“When,” said Dr. William Rader of Calvary Presbyterian church, in a sermon preached on the evening of the Sunday after the decision was made public, January 12, 1908, “extortion is not a crime, when bribery is not even a wrong, when a confessed felon can learn that he is really righteous, and that his trial, confession and conviction have all been nothing but a mistake—a slight mistake—I repeat that however correct this may be legally and ethically, it has the effect of making us stand amazed at the rapid revolutions of the legal wheels. Perhaps tomorrow we shall learn that this last decision has been a mistake, too. I hope so; I believe so.”

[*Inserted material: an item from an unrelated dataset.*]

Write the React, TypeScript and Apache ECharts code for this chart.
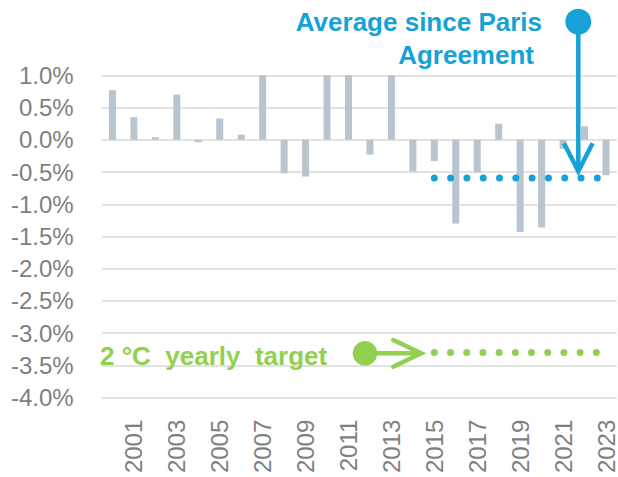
import React, { useEffect, useRef } from "react";
import * as echarts from "echarts";

const years = [
  "2000", "2001", "2002", "2003", "2004", "2005", "2006", "2007", "2008", "2009", "2010", "2011",
  "2012", "2013", "2014", "2015", "2016", "2017", "2018", "2019", "2020", "2021", "2022", "2023",
];
const changes = [
  0.77, 0.35, 0.04, 0.7, -0.04, 0.33, 0.08, 1.0, -0.52, -0.57, 1.0, 1.0,
  -0.23, 1.0, -0.49, -0.33, -1.3, -0.505, 0.25, -1.43, -1.36, -0.14, 0.21, -0.55,
];
const yTicks = { min: -4, max: 1, interval: 0.5 };
const parisAverage = -0.593;
const targetYearly = -3.3;
const dottedFrom = 15; // index of 2015
const dottedTo = 22.6;

const BLUE = "#16a2d6";
const GREEN = "#92d050";
const GRAY = "#7f7f7f";
const FONT = "'Liberation Sans', Arial, sans-serif";

export default function App() {
  const ref = useRef<HTMLDivElement>(null);
  useEffect(() => {
    if (!ref.current) return;
    const chart = echarts.init(ref.current, null, { renderer: "svg" });
    chart.setOption({
      animation: false,
      grid: { left: 101.7, right: 1, top: 75.3, bottom: 79.3, containLabel: false },
      xAxis: [
        {
          type: "category",
          data: years,
          position: "bottom",
          axisLine: { show: false },
          axisTick: { show: false },
          axisLabel: {
            rotate: 90,
            interval: (i: number) => i % 2 === 1,
            color: GRAY,
            fontSize: 24,
            fontFamily: FONT,
            margin: 22,
          },
          splitLine: { show: false },
        },
        {
          type: "value",
          min: -0.5,
          max: years.length - 0.5,
          show: false,
        },
      ],
      yAxis: {
        type: "value",
        min: yTicks.min,
        max: yTicks.max,
        interval: yTicks.interval,
        axisLine: { show: false },
        axisTick: { show: false },
        axisLabel: {
          formatter: (v: number) => v.toFixed(1) + "%",
          color: GRAY,
          fontSize: 24,
          fontFamily: FONT,
          margin: 28,
        },
        splitLine: { lineStyle: { color: "#d9d9d9", width: 1.5 } },
      },
      series: [
        {
          type: "bar",
          data: changes,
          barWidth: 7,
          itemStyle: { color: "#b8c4d0" },
        },
        {
          type: "line",
          xAxisIndex: 1,
          symbol: "none",
          data: [
            [dottedFrom, parisAverage],
            [dottedTo, parisAverage],
          ],
          lineStyle: { color: BLUE, width: 7, type: [0, 16.3], cap: "round" },
          z: 5,
        },
        {
          type: "line",
          xAxisIndex: 1,
          symbol: "none",
          data: [
            [dottedFrom, targetYearly],
            [dottedTo, targetYearly],
          ],
          lineStyle: { color: GREEN, width: 7, type: [0, 16.2], cap: "round" },
          z: 5,
        },
      ],
      graphic: [
        // Blue annotation
        {
          type: "text",
          z: 100,
          style: {
            text: "Average since Paris",
            x: 542,
            y: 22,
            align: "right",
            verticalAlign: "middle",
            fill: BLUE,
            font: `bold 26px ${FONT}`,
          },
        },
        {
          type: "text",
          z: 100,
          style: {
            text: "Agreement",
            x: 534,
            y: 54.5,
            align: "right",
            verticalAlign: "middle",
            fill: BLUE,
            font: `bold 26px ${FONT}`,
          },
        },
        {
          type: "line",
          z: 100,
          shape: { x1: 578.3, y1: 22, x2: 578.3, y2: 170 },
          style: { stroke: BLUE, lineWidth: 4.5 },
        },
        {
          type: "polyline",
          z: 100,
          shape: { points: [[564, 143.3], [578.3, 171.2], [592.6, 143.3]] },
          style: { stroke: BLUE, lineWidth: 4.5, fill: null },
        },
        {
          type: "circle",
          z: 101,
          shape: { cx: 578.3, cy: 21.7, r: 13 },
          style: { fill: BLUE },
        },
        // Green annotation
        {
          type: "text",
          z: 100,
          style: {
            text: "2 °C\u00a0 yearly\u00a0 target",
            x: 100,
            y: 356,
            align: "left",
            verticalAlign: "middle",
            fill: GREEN,
            font: `bold 26px ${FONT}`,
          },
        },
        {
          type: "line",
          z: 100,
          shape: { x1: 365, y1: 353.3, x2: 420, y2: 353.3 },
          style: { stroke: GREEN, lineWidth: 4.5 },
        },
        {
          type: "polyline",
          z: 100,
          shape: { points: [[393.3, 340], [421.2, 353.3], [393.3, 366.7]] },
          style: { stroke: GREEN, lineWidth: 4.5, fill: null, lineCap: "round" },
        },
        {
          type: "circle",
          z: 101,
          shape: { cx: 365, cy: 353.3, r: 12.3 },
          style: { fill: GREEN },
        },
      ],
    });
    return () => chart.dispose();
  }, []);
  return (
    <div
      ref={ref}
      style={{ position: "fixed", left: 0, top: 0, width: 618, height: 477, background: "#fff" }}
    />
  );
}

“We of this city,” said Rev. Dr. Evans at Grace Episcopal Cathedral, “are dumbfounded by a judicial pronouncement which enables the high officials of our city to rob and plunder without any technical breaking of the law. It is enough—such an audacious mockery of the first principles of common sense—to justify the appointment of a lunacy commission to inquire into the sanity of men who could formulate such a judgment and it ought to provoke an explosion of righteous indignation from one end of the State to the other. We need not hesitate to declare that such an opinion as this has its inspiration in that place where public sentiment without a single dissenting note would give it its unanimous approval.”

The decision did not immediately release Ruef and Schmitz. The prosecution had still an appeal to the Supreme Court for a re-hearing and, pending such an appeal, the defendants remained behind the bars. This delay annoyed those interested in seeing the graft defendants go free. Stories were circulated that the prosecution would not appeal. But the prosecution did appeal. Three months later, the Supreme Court rendered its decision.[349]

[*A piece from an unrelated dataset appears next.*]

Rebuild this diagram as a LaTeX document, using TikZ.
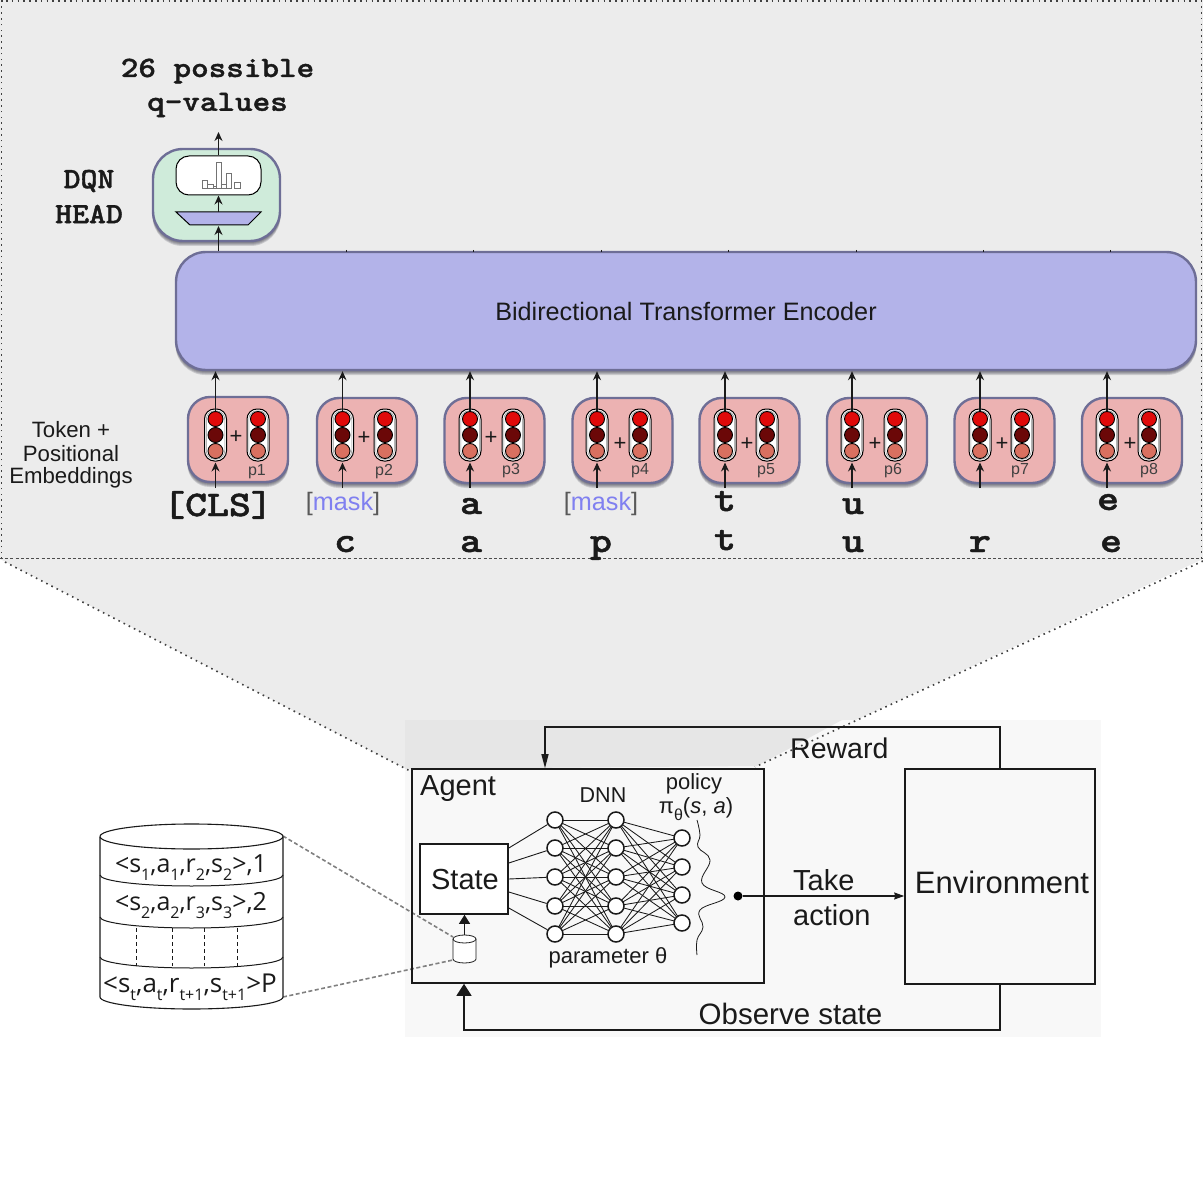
\documentclass[tikz,border=0pt]{standalone}
\usepackage{fontspec}
\usetikzlibrary{arrows.meta,calc}
\newfontfamily\hv{Liberation Sans}
\newfontfamily\os{Open Sans}
\newfontfamily\lmb[Extension=.otf,FakeBold=1.2]{lmmonolt10-bold}
\definecolor{panel}{HTML}{ECECEC}
\definecolor{imgbg}{HTML}{F8F8F8}
\definecolor{imgband}{HTML}{E6E6E6}
\definecolor{edge}{HTML}{6E6E96}
\definecolor{lav}{HTML}{B3B3E9}
\definecolor{mint}{HTML}{CFEBDA}
\definecolor{rose}{HTML}{ECB2B2}
\definecolor{cred}{HTML}{E00A0A}
\definecolor{cdark}{HTML}{6B0808}
\definecolor{csal}{HTML}{D97060}
\definecolor{maskc}{HTML}{8080F0}
\definecolor{ink}{HTML}{1A1A1A}
\newcommand{\mono}[1]{\lmb\fontsize{#1}{#1}\selectfont}
\newcommand{\sans}[1]{\hv\fontsize{#1}{#1}\selectfont}
\newcommand{\lo}[1]{\raisebox{-.32em}{\fontsize{16}{16}\selectfont #1}}
% soft shadow under a rounded box: x0,y0,x1,y1,radius
\newcommand{\softshade}[5]{%
  \foreach \d in {1,2,3,4,5}{
    \fill[black!60!edge,opacity=.17,rounded corners=#5] (#1-.5,#2+\d) rectangle (#3+.5,#4+\d);
  }}
\tikzset{
  roundbox/.style={draw=edge,line width=2.4pt,rounded corners=#1,inner sep=0pt},
  pill/.style={draw=black,line width=1pt,fill=white,rounded corners=10pt,minimum width=22pt,minimum height=52pt,inner sep=0pt},
  dot/.style={circle,draw=black,line width=.9pt,minimum size=15pt,inner sep=0pt},
  up/.style={-{Stealth[length=9pt,width=8pt,inset=3pt]},line width=1.4pt,color=ink},
  lbl/.style={inner sep=0pt,align=center,text=ink},
  neuron/.style={circle,draw=ink,line width=1.5pt,fill=white,minimum size=16pt,inner sep=0pt},
  wire/.style={line width=.85pt,color=ink},
  frame/.style={draw=ink,line width=1.6pt,inner sep=0pt},
  link/.style={line width=1.3pt,color=ink},
  grayd/.style={line width=1.6pt,color=black!50,dash pattern=on 4pt off 2.5pt},
  dots/.style={line width=1.6pt,color=black!75,dash pattern=on 1.6pt off 4.2pt},
  bar/.style={draw=black!55,line width=.7pt,fill=white}
}
\begin{document}
\begin{tikzpicture}[x=1pt,y=-1pt]
\useasboundingbox (0,0) rectangle (1203,1201);
\fill[white] (0,0) rectangle (1203,1201);
% panel and funnel
\fill[panel] (0,0) -- (1203,0) -- (1203,559) -- (757,766) -- (412,772) -- (0,559) -- cycle;
\fill[imgbg] (405,720) rectangle (1101,1037);
\fill[imgband] (405,720) -- (842,720) -- (757,766) -- (405,769) -- cycle;
\draw[dots] (1.5,559) -- (1.5,1) -- (1201.5,1) -- (1201.5,559);
\draw[line width=1.2pt,color=black!70,dash pattern=on 3pt off 2.2pt] (0,558.5) -- (1203,558.5);
\draw[dots] (5,562) -- (412,772);
\draw[dots] (1203,561) -- (755,767);

% encoder
\softshade{176}{252}{1196}{370}{30pt}
\node[roundbox=30pt,fill=lav,minimum width=1020pt,minimum height=118pt] (enc) at (686,311) {};
\node[lbl] (enctext) at (686,311.5) {\sans{25.2}Bidirectional Transformer Encoder};
\foreach \x in {346,473,601,728,856,983,1110}{
  \draw[line width=1pt,color=ink] (\x,250) -- (\x,252);
}
% DQN head
\softshade{153}{149}{280}{241}{30pt}
\node[roundbox=30pt,fill=mint,minimum width=127pt,minimum height=92pt] (head) at (216.5,195) {};
\node[draw=black,line width=1pt,fill=white,rounded corners=13pt,minimum width=85pt,minimum height=39pt,inner sep=0pt] (hist) at (218.5,175.5) {};
\foreach \a/\b/\t in {202/207/180,207/213/184,213/216/186,216/221/162,221/226/184,226/231/173,234/240/182}{
  \draw[bar] (\a,\t) rectangle (\b,188.5);
}
\draw[line width=1pt,draw=black,fill=lav] (176,212) -- (261,212) -- (248,225) -- (190,225) -- cycle;
\coordinate (trapT) at (218.5,212);
\coordinate (trapB) at (218.5,226);
\coordinate (qout) at (218.5,132);
\draw[up] (enc.north -| trapB) -- (trapB);
\draw[up] (trapT) -- (hist.south -| trapT);
\draw[up] (hist.north -| qout) -- (qout);
\node[lbl] (qtxt1) at (217.5,71) {\mono{31}\scalebox{1.08}[.95]{26 possible}};
\node[lbl] (qtxt2) at (217.5,105) {\mono{31}\scalebox{1.08}[.95]{q-values}};
\node[lbl] (dqn1) at (89,181) {\mono{31}\scalebox{1.04}[.95]{DQN}};
\node[lbl] (dqn2) at (89,214) {\mono{31}\scalebox{1.04}[.95]{HEAD}};
\node[lbl] (tk1) at (71,430) {\sans{22.2}Token +};
\node[lbl] (tk2) at (71,454) {\sans{22.2}Positional};
\node[lbl] (tk3) at (71,478) {\sans{22.2}Embeddings};

% token blocks
\foreach \i/\L/\T/\a/\b/\px/\py/\lx/\ly in {
  1/188/397/215.5/258/236/437/257/472,
  2/317/398/342.5/385/364/438/384/472,
  3/444.5/398/470/513/491/438/511/471,
  4/572.5/398/597/640/620/444/640/471,
  5/699.5/398/725/767/747/444/766/471,
  6/827/398/852/895/875/444/893/471,
  7/954.5/398/980/1022/1002/444/1020/471,
  8/1082/398/1107/1149/1130/444/1149/471}{
  \softshade{\L}{\T}{\L+100}{\T+85}{22pt}
  \node[roundbox=22pt,fill=rose,minimum width=100pt,minimum height=85pt] (box\i) at ({\L+50},{\T+42.5}) {};
  \foreach \c/\n in {\a/A,\b/B}{
    \node[pill] (pill\n\i) at (\c,435) {};
    \node[draw=black!45,line width=.5pt,rounded corners=8.5pt,minimum width=18.5pt,minimum height=48.5pt,inner sep=0pt] (ring\n\i) at (\c,435) {};
    \node[dot,fill=cred] (c1\n\i) at (\c,419) {};
    \node[dot,fill=cdark] (c2\n\i) at (\c,435) {};
    \node[dot,fill=csal] (c3\n\i) at (\c,451) {};
  }
  \node[lbl] (plus\i) at (\px,\py) {\sans{22}+};
  \node[lbl] (pos\i) at (\lx,\ly) {\sans{16}\textcolor{black!75}{p\i}};
  \coordinate (in\i) at (\a,488);
  \draw[up] (c1A\i.north) -- (c1A\i.north |- enc.south);
  \draw[up] (in\i) -- ($(pillA\i.south)+(0,1)$);
}
% tokens
\node[lbl] (cls) at (218,505) {\mono{38}\scalebox{1.1}[.95]{[CLS]}};
\node[lbl] (m1) at (343,504) {\sans{25.2}\textcolor{black!65}{[}\textcolor{maskc}{mask}\textcolor{black!65}{]}};
\node[lbl] (m2) at (601,504) {\sans{25.2}\textcolor{black!65}{[}\textcolor{maskc}{mask}\textcolor{black!65}{]}};
\foreach \n/\x/\y/\s in {ta/471/505/a,tt/725/502/t,tu/853/505/u,te/1108/501/e,bc/345/543/c,ba/471/543/a,bp/601/543/p,bt/725/541/t,bu/853/543/u,br/980/543/r,be/1111/543/e}{
  \node[lbl,anchor=base] (\n) at (\x,{\y+9}) {\mono{38}\scalebox{1.1}[.95]{\s}};
}

% agent diagram
\draw[grayd] (283,836) -- (453,937);
\draw[grayd] (283,997) -- (453,960);
\node[frame,minimum width=352pt,minimum height=214pt] (agent) at (588,876) {};
\node[frame,minimum width=190pt,minimum height=215pt] (env) at (1000,876.5) {};
\node[frame,fill=white,minimum width=88pt,minimum height=70pt] (state) at (464,879) {};
\node[lbl,anchor=west] (agtxt) at (420,789) {\sans{29}Agent};
\node[lbl] (sttxt) at (465,880) {\sans{29}State};
\node[lbl] (envtxt) at (1002,882) {\sans{31}Environment};
\node[lbl] (dnn) at (603,795) {\sans{21.5}DNN};
\node[lbl] (pol) at (694,784) {\sans{22}policy};
\node[lbl] (pi) at (696,809) {\sans{22}π\lo{θ}(\textit{s}, \textit{a})};
\node[lbl] (param) at (608,958) {\sans{22}parameter θ};
\node[lbl,anchor=west] (rew) at (790,748) {\sans{28.5}Reward};
\node[lbl,anchor=west] (take) at (793,880) {\sans{29}Take};
\node[lbl,anchor=west] (act) at (793,915) {\sans{29}action};
\node[lbl] (obs) at (790.5,1014) {\sans{29.5}Observe state};
% network
\foreach \i/\y in {1/820,2/848,3/877,4/906,5/934}{
  \coordinate (nn\i) at (555,\y);
  \coordinate (mm\i) at (616,\y);
}
\foreach \i/\y in {1/838,2/867,3/895,4/923}{
  \coordinate (oo\i) at (682,\y);
}
\foreach \i in {1,...,5}{
  \foreach \j in {1,...,5}{ \draw[wire] (nn\i) -- (mm\j); }
  \foreach \j in {1,...,4}{ \draw[wire] (mm\i) -- (oo\j); }
}
\foreach \i in {1,...,5}{
  \node[neuron] (n\i) at (nn\i) {};
  \node[neuron] (m\i) at (mm\i) {};
}
\foreach \i in {1,...,4}{
  \node[neuron] (o\i) at (oo\i) {};
}
\foreach \i/\y in {1/848,2/863,3/879,4/892,5/908}{
  \coordinate (s\i) at (state.east |- 0,\y);
  \draw[line width=.9pt,color=ink] (s\i) -- (n\i);
}
\draw[line width=.8pt,color=ink] plot[smooth,tension=.7] coordinates {(697,820) (700,835) (698,847) (710,860) (702,883) (725,897) (700,910) (703,927) (697,940) (697,955)};
\node[circle,fill=black,minimum size=9pt,inner sep=0pt] (pdot) at (738,896) {};
\draw[link,-{Stealth[length=10pt,width=7pt,inset=1pt]}] (pdot) -- (pdot -| env.west);
\coordinate (rtop) at (1000,727);
\coordinate (ltop) at (545,727);
\draw[link,-{Stealth[length=14pt,width=7pt,inset=0pt]}] (env.north -| rtop) -- (rtop) -- (ltop) -- (agent.north -| ltop);
\coordinate (rbot) at (1000,1030);
\coordinate (lbot) at (464,1030);
\draw[link,-{Stealth[length=12pt,width=15pt,inset=0pt]}] (env.south -| rbot) -- (rbot) -- (lbot) -- (agent.south -| lbot);
% small cylinder
\draw[line width=.8pt,color=ink,fill=white] (453,939) -- (453,959) arc[start angle=180,end angle=0,x radius=11.5,y radius=4] -- (476,939);
\draw[line width=.8pt,color=ink,fill=white] (464.5,939) ellipse[x radius=11.5,y radius=4];
\coordinate (dbtop) at (464.5,935);
\draw[link,-{Stealth[length=9pt,width=11pt,inset=0pt]}] (dbtop) -- (state.south -| dbtop);
% large cylinder
\draw[line width=1.1pt,color=ink,fill=white] (100,837) -- (100,997) arc[start angle=180,end angle=0,x radius=91.5,y radius=12] -- (283,837);
\draw[line width=1.1pt,color=ink] (191.5,836.5) ellipse[x radius=91.5,y radius=12.5];
\foreach \y in {875,917,957}{
  \draw[line width=1pt,color=ink] (100,\y) arc[start angle=180,end angle=0,x radius=91.5,y radius=11];
}
\foreach \x in {136,172,204,237}{
  \draw[line width=.9pt,color=ink,dash pattern=on 4pt off 3pt] (\x,928) -- (\x,966);
}
\node[lbl] (r1) at (191,868) {\os\fontsize{25}{25}\selectfont <s\lo{1},a\lo{1},r\lo{2},s\lo{2}>,1};
\node[lbl] (r2) at (191,906) {\os\fontsize{25}{25}\selectfont <s\lo{2},a\lo{2},r\lo{3},s\lo{3}>,2};
\node[lbl] (r3) at (190,987) {\os\fontsize{26}{26}\selectfont <s\lo{t},a\lo{t},r\lo{t+1},s\lo{t+1}>P};
\end{tikzpicture}
\end{document}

The decision was against the prosecution.

“The (Supreme) court is unanimous in the opinion,” the decision read, “that the District Court of Appeal was correct in its conclusion that the indictment was insufficient, in that it did not show that the specific injury to the property of the restaurant-keepers threatened by the defendant was an ‘unlawful injury.’”

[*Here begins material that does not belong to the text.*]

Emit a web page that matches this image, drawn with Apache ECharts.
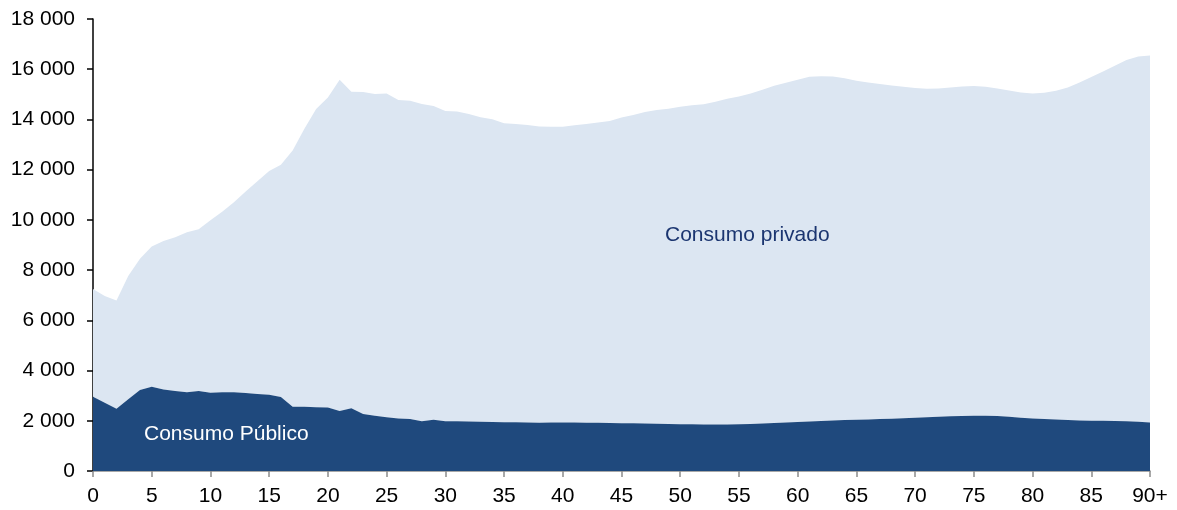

The Supreme Court went a step further than the Appellate Court had done and attacked the indictment on the ground that it had not set forth that Schmitz was Mayor at the time of the alleged extortion, nor that Ruef was a political boss practically in control of the municipal government.

The prosecution in its application for a rehearing had set forth that “it will be found and decided by this court that levying blackmail upon licensed businesses by the Mayor and the political boss of a metropolitan community is a crime under the law of California and should not go unwhipped of justice.”

This observation was denounced in the Supreme Court’s decision as “a gross misstatement of the case and of the question to be decided as presented by the indictment.”

“We again emphasize the fact,” reads the opinion, “that the indictment does not aver that Schmitz was Mayor, or that Ruef was a political boss, or that either of them had any power, or influence, or control over the Police Commissioners, or that they threatened to use such power, influence or control in preventing the issuance of a license.”

The storm of protest with which this opinion was received was even greater than that which followed the Appellate Court decision. Once more did press, pulpit and public, from one end of the State to the other, join in expression of indignation.